Stemming vs Lemmatization ?

Original article was published on Artificial Intelligence on Medium

What is actually Stemming?

Stemming is the process of reducing a word to its stem or root format. Let us take an example. Consider three words, “branched”, “branching” and “branches”. They all can be reduced to the same word “branch”. After all, all the three convey the same idea of something separating into multiple paths or branches. Again, this helps reduce complexity while retaining the essence of meaning carried by these three words.

Stemming, on the other hand, is meant to be a fast and crude operation carried out by applying very simple style rules of search and replace.

Another example is, the suffixes “ing” and “ed” can be dropped off and “ies” can be replaced by “y”. By following these approaches, we may get words that are not complete words, but its okay. Because, all forms of that word in the corpus are reduced to the same form. Thus, capturing the common underlying idea.

words = ['first', 'time', 'see', 'second', 'renaissance', 'may', 'look', 'boring', 'look', 'least', 'twice', 'definitely', 'watch', 'part', '2', 'change', 'view', 'matrix', 'human', 'people', 'ones', 'started', 'war', 'ai', 'bad', 'thing']

Further, NLTK or Natural Language Toolkit has a few different stemmers for us to choose from like the PorterStemmer, that we are using here, Snowball Stemmer and other language specific stemmers. Lets import the PorterStemmer here for a simple stemming operation.

from nltk.stem.porter import PorterStemmer

For stemmers to work, one has to simply pass one word at a time from the corpus. Note that here we have already removed the stopwords from it.

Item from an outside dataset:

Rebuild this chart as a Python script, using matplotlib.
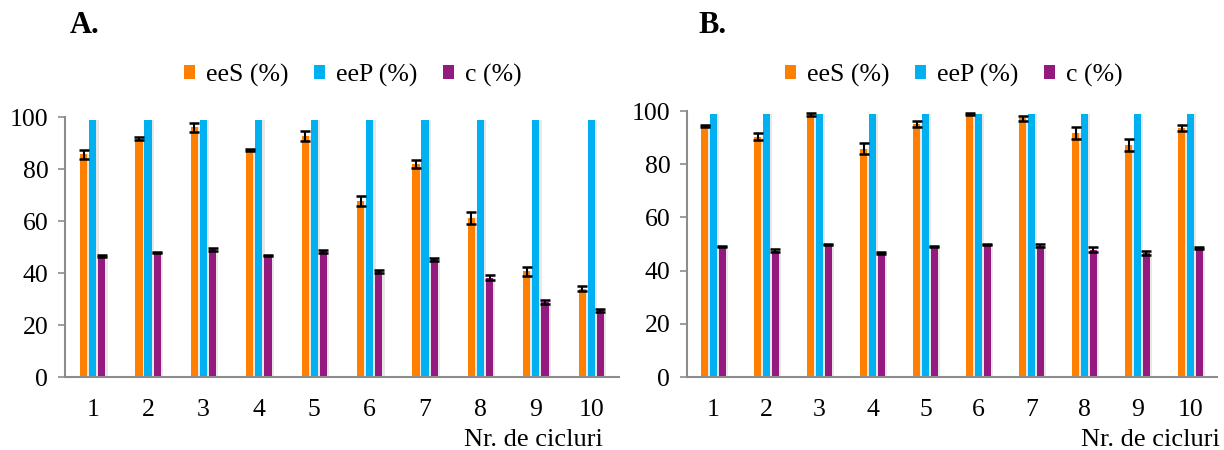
import numpy as np
import matplotlib
matplotlib.use("Agg")
import matplotlib.pyplot as plt
from matplotlib.patches import Patch

cycles = ["1", "2", "3", "4", "5", "6", "7", "8", "9", "10"]
series_names = ["eeS (%)", "eeP (%)", "c (%)"]

# panel A
ees_a = [85.6, 91.7, 96.0, 87.2, 92.6, 67.6, 81.9, 61.3, 40.6, 33.9]
ees_a_err = [1.8, 0.5, 1.7, 0.4, 2.0, 2.0, 1.7, 2.3, 1.7, 1.0]
eep_a = [99, 99, 99, 99, 99, 99, 99, 99, 99, 99]
c_a = [46.6, 47.9, 49.2, 46.9, 48.3, 40.6, 45.2, 38.2, 29.0, 25.6]
c_a_err = [0.5, 0.2, 0.6, 0.2, 0.5, 0.5, 0.5, 1.0, 0.8, 0.5]

# panel B
ees_b = [94.4, 90.4, 98.7, 85.9, 95.2, 98.9, 97.2, 91.7, 87.2, 93.6]
ees_b_err = [0.4, 1.3, 0.5, 2.2, 1.1, 0.5, 0.9, 2.2, 2.1, 1.2]
eep_b = [99, 99, 99, 99, 99, 99, 99, 99, 99, 99]
c_b = [49.0, 47.5, 49.8, 46.6, 49.0, 49.8, 49.4, 47.8, 46.7, 48.5]
c_b_err = [0.2, 0.5, 0.2, 0.5, 0.2, 0.2, 0.5, 0.9, 0.7, 0.5]

colors = ["#FF8000", "#00B0F0", "#951A80"]
plt.rcParams["font.family"] = ["Liberation Serif", "DejaVu Serif"]

fig = plt.figure(figsize=(12.24, 4.5), dpi=100)


def draw_panel(ax, ees, ees_err, eep, c, c_err, leg_x, xlab_x):
    x = np.arange(1, len(cycles) + 1)
    w = 0.13
    offs = [-0.165, 0.0, 0.165]
    vals = [ees, eep, c]
    errs = [ees_err, None, c_err]
    for off, v, e, col in zip(offs, vals, errs, colors):
        # soft shadow
        ax.bar(x + off + 0.025, v, w + 0.03, color="#d9d9d9", alpha=0.6,
               zorder=1, linewidth=0)
        ax.bar(x + off, v, w, color=col, zorder=2, linewidth=0)
        if e is not None:
            ax.errorbar(x + off, v, yerr=e, fmt="none", ecolor="black",
                        elinewidth=1.5, capsize=3.5, capthick=1.8, zorder=3)
    ax.set_xlim(0.5, 10.5)
    ax.set_ylim(0, 100)
    ax.set_yticks(np.arange(0, 101, 20))
    ax.set_xticks(x)
    ax.set_xticklabels(cycles)
    for s in ["top", "right"]:
        ax.spines[s].set_visible(False)
    for s in ["left", "bottom"]:
        ax.spines[s].set_color("#8c8c8c")
        ax.spines[s].set_linewidth(1.5)
    ax.tick_params(axis="y", direction="out", length=5, width=1.2,
                   color="#8c8c8c", labelsize=18.5, pad=7)
    ax.tick_params(axis="x", length=0, labelsize=18.5, pad=16)
    fig.text(xlab_x, 0.008, "Nr. de cicluri", ha="right", va="baseline",
             fontsize=19)
    handles = [Patch(facecolor=col, edgecolor="none") for col in colors]
    ax.legend(handles, series_names, loc="center", ncol=3,
              bbox_to_anchor=(leg_x, 0.833), bbox_transform=fig.transFigure,
              frameon=False, fontsize=18.5, handlelength=0.45, handleheight=0.45,
              handletextpad=0.4, columnspacing=1.0)


ax_a = fig.add_axes([0.0531, 0.1622, 0.4526, 0.5778])
draw_panel(ax_a, ees_a, ees_a_err, eep_a, c_a, c_a_err, 0.288, 0.4926)

ax_b = fig.add_axes([0.5613, 0.1622, 0.4330, 0.5911])
draw_panel(ax_b, ees_b, ees_b_err, eep_b, c_b, c_b_err, 0.779, 0.9967)

fig.text(0.057, 0.944, "A.", fontsize=22, fontweight="bold", ha="left", va="center")
fig.text(0.571, 0.944, "B.", fontsize=22, fontweight="bold", ha="left", va="center")

fig.savefig("out.png", dpi=100)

stemmed_words = [PorterStemmer().stem(w) for w in words]print(stemmed_words)

By running this code, we get an output similar to:

['first', 'time', 'see', 'second', 'renaiss', 'may', 'look', 'bore', 'look', 'least', 'twice', 'definit', 'watch', 'part', '2', 'chang', 'view', 'matrix', 'human', 'peopl', 'one', 'start', 'war', 'ai', 'bad', 'thing']

By looking at the output, we can observe that some of the conversions are actually good, like “started” reduced to “start”, “people” losing “e” at the end, “ones” reduced to “one”, are a result of applying very simplistic rules.